Brown, a libertarian who has run for local office several times in Canada, places ultimate value on the sanctity of both property and capital transactions. The bulk of his argument is that as long as women’s “property” (their bodies) are respected, they should feel free to sell or rent it as they like, to whomever they like, without regulation. And because sex is a sacred activity, and churches are not taxed, sex should not be taxed either.
Though I may not agree that the current punitive stance of the law toward prostitution is working, it’s hard to be convinced by any of Brown’s arguments. A reader with a modicum of emotional discernment will see the impossibility of Brown’s utopia. The woman at the hat shop’s coworkers won’t cease to feel jealous simply because they may be able to buy sex (instead of paying for dinner and a movie and hoping for sex). As the end of Paying For It alludes to, but doesn’t exactly address, sex is not the only, or even always the most important, exchange between couples, and most people are (eventually, at least) looking for something more. Paying for sex won’t make relationships much clearer or simpler for anyone other than those few, like Brown, who seem to have trouble making emotional connections to begin with.
Still, Paying For It is a deeply engaging memoir. It is in no way seductive, but watching Brown struggle with his relationship issues, and then work his way through to a singularly interesting solution that suits him, is admirable. It’s also incredibly engaging. And Brown is a great storyteller, and interesting artist, and great with details. He encouraged the friends of his who appear in the book to offer notes on their scenes (only one takes him up on it), and he provides extensive dates, marginalia, explanations and end notes, enough to satisfy the general reader of the book’s veracity. More importantly, it feels true because it’s too strange not to be.
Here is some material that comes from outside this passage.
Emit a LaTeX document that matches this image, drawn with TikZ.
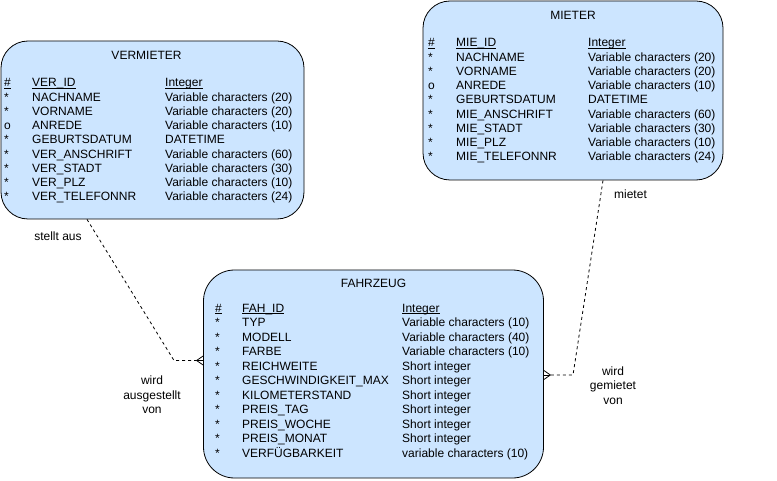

Curiously, by the end of the book, Brown’s personal situation reads like a counterweight to his political arguments. He ends up in an ongoing monogamous relationship again, with a prostitute named Denise, who has apparently given up all her other clients (though he still pays her, specifically for the sex). This brings up a number of pertinent questions: is Brown paying enough to make up for all of Denise’s lost wages? Has Denise semi-retired (and if so, why was prostitution no longer working for her)? And why is Brown, who has argued so strongly for the freedom to shop around sexually, decided to sleep with only one woman, in a (simulated?) committed relationship? There are indications here that the prostitution Brown engaged in was more of a temporary solution, and not the ideal that Brown argues. Certainly, there are draws to monogamy that still hold their appeal for both Brown and Denise. Unfortunately, these complications are never brought up.